In an analysis of vote shares in Pennsylvania counties by data whiz Steve Kornacki, O’Donnell voiced his issues with a focus on a handful of swing states in a country of over 300 million.

“I would like to issue an apology to all of those states we have not mentioned,” O’Donnell said. “It is not our fault, it is the founding fathers. They decided on this thing called the Electoral College. Which interestingly, no other country in the world decided to copy.”

The Electoral College has a misfire rate of five out of the 59 presidential elections in American history, delivering the Oval Office to the popular vote loser twice this century. The system, which largely grants plurality winners in each state the bulk of its electors, keeps some voters home, O’Donnell argued.

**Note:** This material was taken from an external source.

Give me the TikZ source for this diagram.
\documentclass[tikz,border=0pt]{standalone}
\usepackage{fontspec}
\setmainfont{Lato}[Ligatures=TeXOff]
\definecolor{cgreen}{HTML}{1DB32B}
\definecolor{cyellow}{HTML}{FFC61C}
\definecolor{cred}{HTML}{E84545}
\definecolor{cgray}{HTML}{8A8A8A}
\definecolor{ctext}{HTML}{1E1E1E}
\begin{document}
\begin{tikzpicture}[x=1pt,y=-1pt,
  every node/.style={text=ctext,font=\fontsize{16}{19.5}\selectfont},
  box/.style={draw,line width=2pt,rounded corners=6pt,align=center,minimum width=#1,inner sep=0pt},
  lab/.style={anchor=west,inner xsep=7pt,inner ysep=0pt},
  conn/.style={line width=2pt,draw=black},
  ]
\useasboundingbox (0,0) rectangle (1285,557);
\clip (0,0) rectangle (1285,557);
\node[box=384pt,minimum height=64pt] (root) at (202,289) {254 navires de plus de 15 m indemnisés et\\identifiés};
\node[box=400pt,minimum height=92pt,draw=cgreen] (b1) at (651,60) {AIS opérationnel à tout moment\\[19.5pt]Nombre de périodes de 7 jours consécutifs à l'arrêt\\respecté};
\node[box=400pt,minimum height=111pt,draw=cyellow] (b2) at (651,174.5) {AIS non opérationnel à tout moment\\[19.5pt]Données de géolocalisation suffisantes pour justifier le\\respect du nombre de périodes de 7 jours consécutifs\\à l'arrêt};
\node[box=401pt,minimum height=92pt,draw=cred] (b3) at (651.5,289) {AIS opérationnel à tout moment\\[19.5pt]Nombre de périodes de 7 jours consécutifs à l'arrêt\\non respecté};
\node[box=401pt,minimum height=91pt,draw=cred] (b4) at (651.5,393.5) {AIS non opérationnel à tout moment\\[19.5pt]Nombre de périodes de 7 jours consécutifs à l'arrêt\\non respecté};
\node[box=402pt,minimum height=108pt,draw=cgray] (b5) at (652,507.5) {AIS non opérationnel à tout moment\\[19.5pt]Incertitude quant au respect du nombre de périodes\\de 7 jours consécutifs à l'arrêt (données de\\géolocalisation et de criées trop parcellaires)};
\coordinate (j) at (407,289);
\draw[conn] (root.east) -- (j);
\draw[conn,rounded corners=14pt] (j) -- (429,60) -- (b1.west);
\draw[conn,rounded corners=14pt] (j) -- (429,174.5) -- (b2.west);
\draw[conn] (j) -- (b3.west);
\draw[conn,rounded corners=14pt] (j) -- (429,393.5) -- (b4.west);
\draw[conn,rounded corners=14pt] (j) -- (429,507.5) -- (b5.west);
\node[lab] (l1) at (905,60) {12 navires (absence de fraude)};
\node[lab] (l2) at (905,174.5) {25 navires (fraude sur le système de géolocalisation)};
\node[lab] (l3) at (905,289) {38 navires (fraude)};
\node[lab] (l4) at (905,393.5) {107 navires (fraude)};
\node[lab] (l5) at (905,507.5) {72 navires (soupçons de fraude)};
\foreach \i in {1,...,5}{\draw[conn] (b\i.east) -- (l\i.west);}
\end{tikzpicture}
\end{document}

“In effect on nights like this, you have a right to think that it feels like no one cares about your vote,” the anchor said. “If you are in California or if you’re in New York, and when you think about how enormous a force that can be in voter suppression, there may be nothing quite like it.”

O’Donnell questioned the system which makes voting feel pointless for tens of millions.

“There are seven million people in California who don’t vote, they are registered, they don’t vote today,” he added, citing the tendency to stay home amongst voters whose voice won’t move the needle.

Trump lost the popular vote in 2016 and 2020, as results for 2024 are still trickling in, but if he were to win, a lack of motivation amongst non-swing-state voters would be a major factor.

“Most of those, if they voted, would add millions to Kamala Harris. This Electoral College problem is one that bedevils us in the 21st Century as it never has before,” O’Donnell said.

In a recent interview with Salon, O’Donnell spoke at length about the election — the results of which are still out of reach, as of late Monday night — and specifically called out how many journalists haven't landed on the right way to cover Trump.

"More than 90% of the news media was never around idiots like Trump," he said. "They didn't grow up in those kinds of streets, in those kinds of urban sectors where those guys are all over the place."